**What is required**
Write out the material again word for word, dropping any images it holds.

**Collected data**
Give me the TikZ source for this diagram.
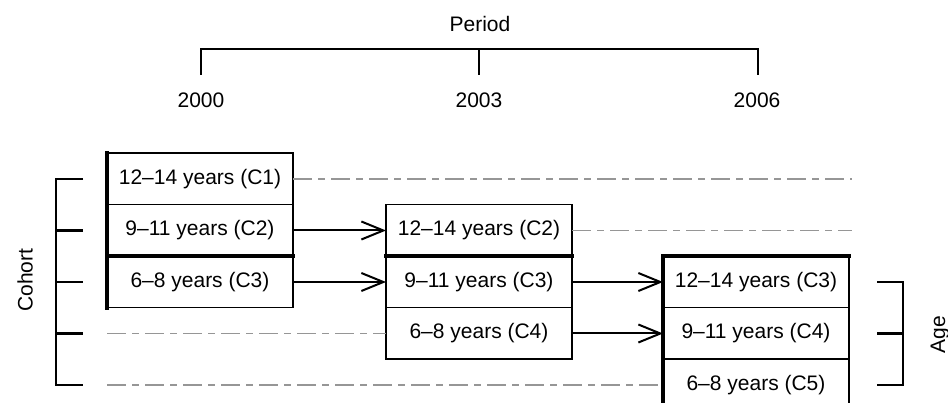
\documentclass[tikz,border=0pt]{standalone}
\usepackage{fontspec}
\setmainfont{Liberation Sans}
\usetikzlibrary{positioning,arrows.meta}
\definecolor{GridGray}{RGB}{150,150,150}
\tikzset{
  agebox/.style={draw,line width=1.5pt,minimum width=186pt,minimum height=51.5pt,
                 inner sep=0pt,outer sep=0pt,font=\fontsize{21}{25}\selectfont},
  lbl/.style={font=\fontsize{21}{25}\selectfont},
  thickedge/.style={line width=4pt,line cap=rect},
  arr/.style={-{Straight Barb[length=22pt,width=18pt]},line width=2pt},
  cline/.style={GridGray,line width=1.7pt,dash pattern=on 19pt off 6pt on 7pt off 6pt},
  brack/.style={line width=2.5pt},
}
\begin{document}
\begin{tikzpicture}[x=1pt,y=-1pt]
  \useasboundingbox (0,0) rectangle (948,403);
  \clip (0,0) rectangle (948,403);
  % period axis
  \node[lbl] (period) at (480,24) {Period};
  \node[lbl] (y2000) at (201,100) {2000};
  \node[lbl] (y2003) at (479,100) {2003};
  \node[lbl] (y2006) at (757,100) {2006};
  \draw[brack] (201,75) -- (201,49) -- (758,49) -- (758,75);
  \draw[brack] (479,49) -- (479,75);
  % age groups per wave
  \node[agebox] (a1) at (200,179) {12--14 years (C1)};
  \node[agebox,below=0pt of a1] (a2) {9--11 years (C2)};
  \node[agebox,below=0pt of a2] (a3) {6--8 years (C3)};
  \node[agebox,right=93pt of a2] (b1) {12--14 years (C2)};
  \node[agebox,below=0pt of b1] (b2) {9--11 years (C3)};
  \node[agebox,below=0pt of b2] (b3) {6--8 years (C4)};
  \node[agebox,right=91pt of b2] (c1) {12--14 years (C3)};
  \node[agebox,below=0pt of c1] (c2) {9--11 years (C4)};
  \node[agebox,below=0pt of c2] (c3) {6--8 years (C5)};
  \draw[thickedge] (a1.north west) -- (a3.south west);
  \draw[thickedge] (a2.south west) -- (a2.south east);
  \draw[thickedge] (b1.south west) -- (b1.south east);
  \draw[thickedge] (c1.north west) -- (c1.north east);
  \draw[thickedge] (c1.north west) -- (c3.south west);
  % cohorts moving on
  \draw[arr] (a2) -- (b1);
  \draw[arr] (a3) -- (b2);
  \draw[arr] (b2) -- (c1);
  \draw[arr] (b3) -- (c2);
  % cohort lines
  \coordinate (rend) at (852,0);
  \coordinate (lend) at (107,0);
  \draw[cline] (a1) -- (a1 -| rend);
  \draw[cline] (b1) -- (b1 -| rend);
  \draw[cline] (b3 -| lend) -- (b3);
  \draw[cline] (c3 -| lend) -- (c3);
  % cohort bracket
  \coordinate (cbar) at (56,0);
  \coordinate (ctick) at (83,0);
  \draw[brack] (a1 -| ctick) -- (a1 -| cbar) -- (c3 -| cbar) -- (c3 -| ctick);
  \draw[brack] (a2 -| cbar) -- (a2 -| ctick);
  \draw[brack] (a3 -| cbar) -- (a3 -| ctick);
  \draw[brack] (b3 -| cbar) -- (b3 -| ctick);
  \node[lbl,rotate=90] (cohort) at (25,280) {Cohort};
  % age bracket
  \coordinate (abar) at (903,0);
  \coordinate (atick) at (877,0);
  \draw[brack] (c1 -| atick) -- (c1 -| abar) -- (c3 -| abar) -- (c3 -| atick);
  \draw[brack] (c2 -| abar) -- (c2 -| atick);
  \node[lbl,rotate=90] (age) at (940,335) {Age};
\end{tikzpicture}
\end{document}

**Correct answer**
Give me the TikZ source for this diagram.
\documentclass[tikz,border=0pt]{standalone}
\usepackage{fontspec}
\setmainfont{Liberation Sans}
\usetikzlibrary{positioning,arrows.meta}
\definecolor{GridGray}{RGB}{150,150,150}
\tikzset{
  agebox/.style={draw,line width=1.5pt,minimum width=186pt,minimum height=51.5pt,
                 inner sep=0pt,outer sep=0pt,font=\fontsize{21}{25}\selectfont},
  lbl/.style={font=\fontsize{21}{25}\selectfont},
  thickedge/.style={line width=4pt,line cap=rect},
  arr/.style={-{Straight Barb[length=22pt,width=18pt]},line width=2pt},
  cline/.style={GridGray,line width=1.7pt,dash pattern=on 19pt off 6pt on 7pt off 6pt},
  brack/.style={line width=2.5pt},
}
\begin{document}
\begin{tikzpicture}[x=1pt,y=-1pt]
  \useasboundingbox (0,0) rectangle (948,403);
  \clip (0,0) rectangle (948,403);
  % period axis
  \node[lbl] (period) at (480,24) {Period};
  \node[lbl] (y2000) at (201,100) {2000};
  \node[lbl] (y2003) at (479,100) {2003};
  \node[lbl] (y2006) at (757,100) {2006};
  \draw[brack] (201,75) -- (201,49) -- (758,49) -- (758,75);
  \draw[brack] (479,49) -- (479,75);
  % age groups per wave
  \node[agebox] (a1) at (200,179) {12--14 years (C1)};
  \node[agebox,below=0pt of a1] (a2) {9--11 years (C2)};
  \node[agebox,below=0pt of a2] (a3) {6--8 years (C3)};
  \node[agebox,right=93pt of a2] (b1) {12--14 years (C2)};
  \node[agebox,below=0pt of b1] (b2) {9--11 years (C3)};
  \node[agebox,below=0pt of b2] (b3) {6--8 years (C4)};
  \node[agebox,right=91pt of b2] (c1) {12--14 years (C3)};
  \node[agebox,below=0pt of c1] (c2) {9--11 years (C4)};
  \node[agebox,below=0pt of c2] (c3) {6--8 years (C5)};
  \draw[thickedge] (a1.north west) -- (a3.south west);
  \draw[thickedge] (a2.south west) -- (a2.south east);
  \draw[thickedge] (b1.south west) -- (b1.south east);
  \draw[thickedge] (c1.north west) -- (c1.north east);
  \draw[thickedge] (c1.north west) -- (c3.south west);
  % cohorts moving on
  \draw[arr] (a2) -- (b1);
  \draw[arr] (a3) -- (b2);
  \draw[arr] (b2) -- (c1);
  \draw[arr] (b3) -- (c2);
  % cohort lines
  \coordinate (rend) at (852,0);
  \coordinate (lend) at (107,0);
  \draw[cline] (a1) -- (a1 -| rend);
  \draw[cline] (b1) -- (b1 -| rend);
  \draw[cline] (b3 -| lend) -- (b3);
  \draw[cline] (c3 -| lend) -- (c3);
  % cohort bracket
  \coordinate (cbar) at (56,0);
  \coordinate (ctick) at (83,0);
  \draw[brack] (a1 -| ctick) -- (a1 -| cbar) -- (c3 -| cbar) -- (c3 -| ctick);
  \draw[brack] (a2 -| cbar) -- (a2 -| ctick);
  \draw[brack] (a3 -| cbar) -- (a3 -| ctick);
  \draw[brack] (b3 -| cbar) -- (b3 -| ctick);
  \node[lbl,rotate=90] (cohort) at (25,280) {Cohort};
  % age bracket
  \coordinate (abar) at (903,0);
  \coordinate (atick) at (877,0);
  \draw[brack] (c1 -| atick) -- (c1 -| abar) -- (c3 -| abar) -- (c3 -| atick);
  \draw[brack] (c2 -| abar) -- (c2 -| atick);
  \node[lbl,rotate=90] (age) at (940,335) {Age};
\end{tikzpicture}
\end{document}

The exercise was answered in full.